257 total views, 1 views today
Are you a person that talks with your hands? Maybe you are like some people who find it almost impossible to speak without making some kind of hand gestures or facial expressions as you converse. The truth is that we all use hand movements, nodding, and other gestures to varying degrees. Many of these gestures and others like known as emblems.
Knowing how we can communicate more effectively as we share the gospel can only help to open doors and create opportunities. When we involve the Holy Spirit as we share, He convicts and opens the heart of the listener. He does the saving. Not us.
I can illustrate this by giving an example I saw recently. I was at an evangelistic training event for an outreach in a local community working on the streets. One person gave a demonstration of how they went about witnessing. He picked a gentleman from the audience to do a role play. What he said was very good, however as he spoke he invaded the person’s space standing closer than a foot away holding the man’s hand continually and not letting him go. You could see how uncomfortable the person was and how he desperately wanted to move away.
Key Point: Good communication involves using common sense
When I teach evangelism I say that most of it involves the use of common sense. We just need to speak to people in the way that we would like to be spoken to. Having an awareness of how the person feels taking careful notice of their reactions.
“The hearts of the wise make their mouths prudent, and their lips promote instruction” Proverbs 16: 23 NIV
“They make a lot of sense, these wise folks; whenever they speak, their reputation increases” Proverbs 16: 23 Message
Sometimes known as signs or emblems, gestures can replace or supersede words, numbers, and even punctuation marks. They can vary from the well-known gesture of a person holding their thumbs up to signify that everything is good, through to someone making a fist pump when they win at something or get a good result.
We also need to be aware that signs and emblems can vary in different cultures. The thumb and forefinger gesture used to represent the word ‘Okay’ in countries like the United States can take on a very offensive interpretation.
When you are sharing the gospel, a good thing to do with your hands is to keep them open while you speak. You can do this by using what is known as open body language. Meaning that when you stand, make sure that your arms are down by your side with your palms facing your listener. Doing this signifies that you are open and honest as well as being open to what the person has to say.
We sometimes fold our arms when we are cold or because it is a comfortable position. However, it can also be a barrier when someone basically hides their hands in an arm fold. Children often do this when they are told “No” by their parents, which is usually accompanied by a frown or a pout. This form of disagreement can transcend into our adult life, so we need to be aware of folding our own arms when someone objects to the message.
People disagreeing with you or even making objections to the gospel is to be expected as you witness. The evangelist Reinhard Bonnke said that fish don’t generally jump into fishing nets.

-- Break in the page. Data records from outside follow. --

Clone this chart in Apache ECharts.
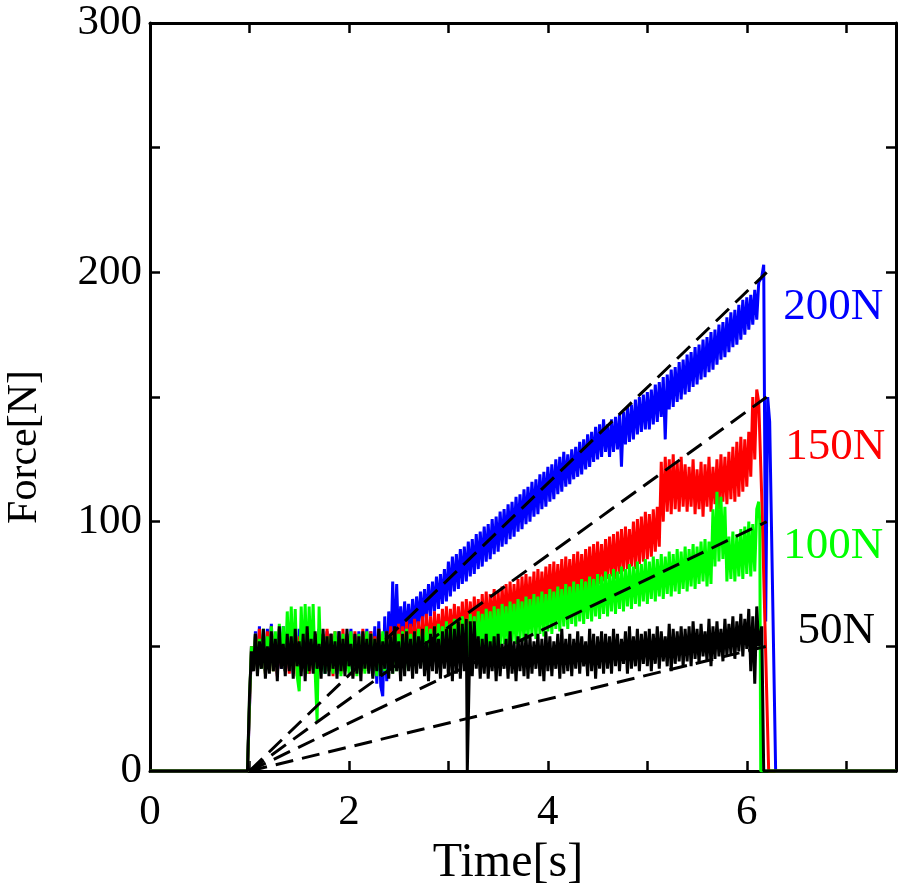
<!DOCTYPE html>
<html><head><meta charset="utf-8">
<script src="https://cdn.jsdelivr.net/npm/echarts@6/dist/echarts.min.js"></script>
<style>html,body{margin:0;padding:0;background:#fff}#c{width:898px;height:895px}</style>
</head><body><div id="c"></div>
<script>
// sample grid: t = 1.00, 1.02, ... 6.12
const T0 = 1.0, DT = 0.02;

const blue200 = [
 25,50,41,56,40,58,42,55,40,57, 41,59,42,54,39,56,41,58,40,55,
 41,56,39,55,42,57,40,54,41,56, 39,58,42,55,40,57,41,54,39,56,
 40,55,41,54,39,56,42,53,40,55, 41,57,39,54,42,56,40,55,41,57,
 40,56,38,58,35,60,34,30,62,36, 64,45,76,48,75,50,66,52,68,53,
 67,54,69,56,70,58,72,59,73,61, 75,62,76,64,78,65,79,67,81,68,
 84,70,86,72,87,73,89,75,90,76, 92,78,93,79,95,81,96,82,98,84,
 99,85,101,87,102,88,104,90,105,91, 107,93,108,94,110,96,111,97,113,99,
 114,100,116,102,117,103,119,105,120,106, 122,108,123,109,125,111,126,112,128,114,
 127,115,129,117,130,118,132,119,133,121, 135,122,136,124,138,125,139,126,141,128,
 139,126,141,128,142,129,143,122,144,131, 146,132,147,133,149,135,150,136,151,137,
 152,137,153,139,155,140,156,142,158,133, 159,145,161,146,162,148,164,149,165,151,
 167,152,168,154,170,155,171,157,173,158, 174,160,176,161,177,163,179,165,180,166,
 182,168,184,170,185,171,187,173,189,175, 190,177,191,179,193,181,196];
const blueEvents = [[0,0],[0.98,0],[6.15,198],[6.17,203],[6.19,60],[6.21,150],[6.23,140],[6.29,0],[7.5,0]];

const red150 = [
 26,50,41,55,40,57,42,54,39,56, 41,58,40,55,38,57,42,53,40,56,
 39,55,41,57,38,54,40,56,42,53, 39,57,41,55,38,56,40,54,42,57,
 40,55,38,56,41,53,39,57,40,54, 42,55,38,56,41,54,39,57,40,55,
 41,56,39,54,42,57,40,55,41,56, 43,58,42,57,44,59,43,58,45,60,
 44,59,46,61,45,60,47,62,46,63, 48,62,47,64,49,63,48,65,50,66,
 49,65,51,67,50,66,52,68,51,69, 53,68,52,70,54,69,53,71,55,72,
 54,71,56,73,55,72,57,74,58,75, 57,76,59,75,60,77,59,78,61,79,
 62,78,63,80,62,81,64,80,65,82, 66,83,65,84,67,83,68,85,67,86,
 69,85,70,87,69,88,71,87,72,89, 73,90,72,91,74,92,75,91,76,93,
 77,94,78,95,77,96,79,97,80,98, 81,97,82,100,81,101,83,102,84,104,
 85,103,86,105,88,106,90,124,100,126, 104,125,103,127,105,124,104,126,106,123,
 104,122,106,125,103,121,105,124,102,123, 106,126,104,122,107,125,105,127,108,126,
 107,128,109,130,108,132,110,134,112,133, 114,136,118,150,125,153,148];
const redEvents = [[0,0],[0.98,0],[6.15,110],[6.22,0],[7.5,0]];

const green100 = [
 28,50,42,55,40,53,41,57,39,54, 42,58,40,56,41,59,43,58,40,64,
 42,66,40,65,38,32,66,41,67,39, 66,42,67,40,20,66,40,55,39,54,
 40,54,39,56,41,53,38,55,40,54, 39,56,41,53,38,55,40,54,39,56,
 41,55,40,53,38,54,39,56,40,55, 41,54,39,57,40,55,41,56,40,57,
 42,55,41,56,43,57,42,56,43,58, 44,57,43,58,44,59,45,58,44,60,
 45,59,44,61,46,60,45,62,47,61, 46,63,47,62,48,64,47,63,48,65,
 49,64,48,66,50,65,49,67,51,66, 50,68,52,67,51,69,53,68,52,70,
 53,69,54,71,53,70,55,72,54,71, 56,73,55,72,57,74,56,73,58,75,
 57,74,59,76,58,75,60,77,59,76, 61,78,60,77,62,79,61,78,63,80,
 62,79,64,81,63,80,65,82,64,81, 66,83,65,82,67,84,66,83,68,85,
 67,84,69,86,68,85,70,87,69,86, 71,88,70,87,72,89,71,88,73,90,
 72,89,74,91,73,90,75,92,76,93, 74,92,75,105,82,112,84,110,85,106,
 76,94,77,96,76,95,78,97,77,98, 79,100,78,99,80,105,108];
const greenEvents = [[0,0],[0.98,0],[6.13,100],[6.14,0],[7.5,0]];

const black50 = [
 30,48,40,55,38,52,41,57,37,50, 39,56,40,53,36,58,41,51,38,55,
 40,54,37,57,42,52,38,55,36,58, 40,53,39,56,41,51,37,57,39,54,
 38,55,41,52,37,56,40,53,38,57, 42,51,37,55,39,54,36,56,41,53,
 39,55,37,53,40,57,38,52,41,56, 37,54,39,58,40,52,36,55,38,56,
 40,53,37,56,39,54,41,57,38,52, 36,55,40,58,39,53,37,56,41,57,
 38,58,36,57,39,60,37,59,40,61, 0,60,38,60,41,54,37,53,39,55,
 37,52,40,54,36,55,38,51,41,53, 37,56,39,52,36,54,40,53,38,55,
 37,54,39,52,41,55,38,53,36,56, 40,54,38,52,41,55,37,57,39,53,
 40,55,38,53,41,56,39,54,42,52, 38,57,40,55,37,54,41,56,39,55,
 41,54,39,57,42,55,40,53,43,56, 39,58,41,54,42,57,40,55,43,56,
 42,57,40,55,43,58,41,56,44,54, 42,59,40,57,43,56,44,58,42,57,
 44,58,42,60,45,57,43,59,46,56, 44,61,42,58,45,60,46,57,44,61,
 46,59,47,62,45,60,48,63,46,61, 49,65,40,62,35,66,50];
const blackEvents = [[0,0],[0.98,0],[3.19,0],[3.21,0],[6.15,58],[6.17,0],[7.5,0]];

// reference (target) lines
const refStart = [1.0, 0];
const refEnds = [[6.2,200],[6.2,150],[6.2,100],[6.2,50]];

const labelTexts = ['200N','150N','100N','50N'];
const labelPos = [[6.87,186],[6.89,130],[6.87,90],[6.9,56]];
const colors = ['#0000ff','#ff0000','#00ff00','#000000'];

function build(vals, events){
  const pts = vals.map((v,i)=>[+(T0 + i*DT).toFixed(2), v]);
  return pts.concat(events).sort((a,b)=>a[0]-b[0]);
}

const FONT = 'Liberation Serif';
const lineS = (data, color, w) => ({
  type:'line', data, symbol:'none', showSymbol:false, animation:false, clip:true,
  sampling:null, lineStyle:{color, width:w}, z:2
});

const series = [
  lineS(build(blue200, blueEvents), colors[0], 3),
  lineS(build(red150, redEvents), colors[1], 3),
  lineS(build(green100, greenEvents), colors[2], 3),
  lineS(build(black50, blackEvents), colors[3], 3),
];
refEnds.forEach(e=>{
  series.push({type:'line', data:[refStart, e], symbol:'none', animation:false, z:3,
    lineStyle:{color:'#000', width:3, type:[18,9]}});
});
series.push({
  type:'scatter', symbolSize:0, animation:false, z:4, silent:true,
  itemStyle:{color:'transparent', opacity:1},
  data: labelTexts.map((t,i)=>({value:labelPos[i], name:t,
    label:{show:true, position:'inside', formatter:t, color:colors[i], opacity:1,
      fontFamily:FONT, fontSize:45}}))
});

const axisBase = {
  type:'value',
  axisLine:{show:true, onZero:false, lineStyle:{color:'#000', width:3}},
  axisTick:{show:true, inside:true, length:10, lineStyle:{color:'#000', width:2.5}},
  splitLine:{show:false}
};

const option = {
  backgroundColor:'#fff',
  animation:false,
  grid:{left:150, right:2, top:23, bottom:124, outerBoundsMode:'none'},
  xAxis:[
    Object.assign({}, axisBase, {min:0, max:7.5, interval:1, position:'bottom',
      axisLabel:{formatter:v=> (v%2===0 ? String(v) : ''), fontFamily:FONT, fontSize:43, color:'#000', margin:20},
      name:'Time[s]', nameLocation:'middle', nameGap:60,
      nameTextStyle:{fontFamily:FONT, fontSize:48, color:'#000', padding:[0,30,0,0]}}),
    Object.assign({}, axisBase, {min:0, max:7.5, interval:1, position:'top', axisLabel:{show:false}})
  ],
  yAxis:[
    Object.assign({}, axisBase, {min:0, max:300, interval:50, position:'left',
      axisLabel:{formatter:v=> (v%100===0 ? String(v) : ''), fontFamily:FONT, fontSize:43, color:'#000', margin:8},
      name:'Force[N]', nameLocation:'middle', nameGap:104, nameRotate:90,
      nameTextStyle:{fontFamily:FONT, fontSize:42, color:'#000', padding:[0,100,0,0]}}),
    Object.assign({}, axisBase, {min:0, max:300, interval:50, position:'right', axisLabel:{show:false}})
  ],
  series
};
const chart = echarts.init(document.getElementById('c'), null, {renderer:'canvas'});
chart.setOption(option);
</script>
</body></html>
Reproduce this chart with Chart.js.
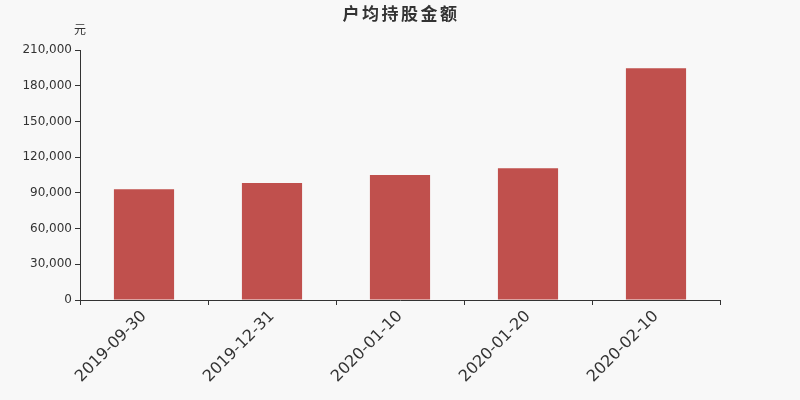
<!DOCTYPE html>
<html><head><meta charset="utf-8">
<script src="https://cdn.jsdelivr.net/npm/chart.js@4/dist/chart.umd.min.js"></script>
<style>html,body{margin:0;padding:0;background:#f8f8f8;}#wrap{width:800px;height:400px;}</style>
</head><body><div id="wrap"><canvas id="c" width="800" height="400"></canvas></div>
<script>
const categories = ["2019-09-30","2019-12-31","2020-01-10","2020-01-20","2020-02-10"];
const values = [93000, 98300, 105000, 110600, 194600];
const yTicks = [0,30000,60000,90000,120000,150000,180000,210000];
const titleText = "户均持股金额";
const unitText = "元";

const fontFam = "'DejaVu Sans', sans-serif";
const textPlugin = {
  id:'textPlugin',
  beforeDraw(chart){
    const ctx = chart.ctx;
    ctx.save();
    ctx.fillStyle = '#f8f8f8';
    ctx.fillRect(0,0,chart.width,chart.height);
    ctx.restore();
  },
  afterDraw(chart){
    const ctx = chart.ctx;
    ctx.save();
    ctx.fillStyle = '#333';
    ctx.textAlign = 'center';
    ctx.textBaseline = 'middle';
    ctx.font = "bold 17px 'Noto Sans CJK SC', sans-serif";
    try { ctx.letterSpacing = '2.5px'; } catch(e) {}
    ctx.fillText(titleText, 401, 14);
    try { ctx.letterSpacing = '0px'; } catch(e) {}
    ctx.font = "12px 'Noto Sans CJK SC', sans-serif";
    ctx.fillText(unitText, 80, 29);
    ctx.restore();
  }
};

new Chart(document.getElementById('c'), {
  type:'bar',
  data:{labels:categories, datasets:[{data:values, backgroundColor:'#c0504d', categoryPercentage:0.94, barPercentage:0.5}]},
  options:{
    responsive:false, animation:false, devicePixelRatio:1,
    layout:{padding:{top:50,left:0,right:80,bottom:0}},
    plugins:{legend:{display:false}, tooltip:{enabled:false}, title:{display:false}},
    scales:{
      x:{
        grid:{display:true, drawOnChartArea:false, drawTicks:true, tickLength:5, color:'#333', offset:true},
        border:{display:true,color:'#333',width:1},
        ticks:{color:'#333', font:{family:fontFam,size:16}, maxRotation:45, minRotation:45, padding:2, autoSkip:false},
        afterFit(s){s.height=100;}
      },
      y:{
        min:0, max:210000,
        afterBuildTicks(s){s.ticks = yTicks.map(v=>({value:v}));},
        grid:{display:true, drawOnChartArea:false, drawTicks:true, tickLength:5, color:'#333'},
        border:{display:true,color:'#333',width:1},
        ticks:{color:'#333', font:{family:fontFam,size:12}, padding:3,
          callback:(v)=>v.toLocaleString('en-US')},
        afterFit(s){s.width=80;}
      }
    }
  },
  plugins:[textPlugin]
});
</script></body></html>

We make gestures or illustrators to add weight and reinforce what we are saying. In most cases, as we converse we do this subconsciously. Signs or emblems include all of those gestures that supplant words, numbers, and punctuation marks. Correct use of them adds a great deal to the words we use.
Great preachers are often very expressive as they speak. They draw people in and reinforce what they say illustrating with gestures and other expressions. They know how to do this, combining them with changes in vocal volume, speech rate and the use of deliberate pauses to add emphasis.
Using them wisely can be used to grab a persons attention and they can also confirm or repeat what we say. A common example would be saying yes to a person while we nod our head at the same time. Also, we use them as a substitute for words, such as shaking your head to say no or using nonverbal signals to regulate speech. These are known as “Turn Taking” signals.
Correctly using these gestures along with what we say make it possible for us to alternate the conversational roles of speaking and listening. We don’t want to give a speech. We need to have conversations.
I am absolutely certain that the Apostle Paul would have spoken in this way. He was undoubtedly empowered by the Holy Spirit who worked through.
Then Agrippa said to Paul, “You have permission to speak for yourself.” So Paul motioned with his hand to begin his defence. Acts 26: 1-2
One to avoid is finger-pointing, especially when accompanied by the word “You”. This is an over-assertive act. If you are not careful you can come across as accusatory. It is ok to use pointing in a complementary manner. It can add emphasis when using phrases like, “You are correct” or, ” You did well”.
I have seen people witnessing for Jesus, pointing saying, “You are a sinner” or “You are lost”. I say to evangelism classes, “If you want to point, make sure that you point at yourself. Replacing the word “You” with “I”. Using phrases like, “I realised I was a sinner and needed Gods forgiveness” or “I understood that I was lost and needed a saviour”. Speaking in that way means that you don’t come across in condemnation of the person you are speaking to.
We need to remember that we are trying to win a person for Christ. We must avoid our conversation becoming a jousting contest. Our aim is simply to have a meaningful conversation so that we can tell them about Jesus.
Have you really thought about how you communicate?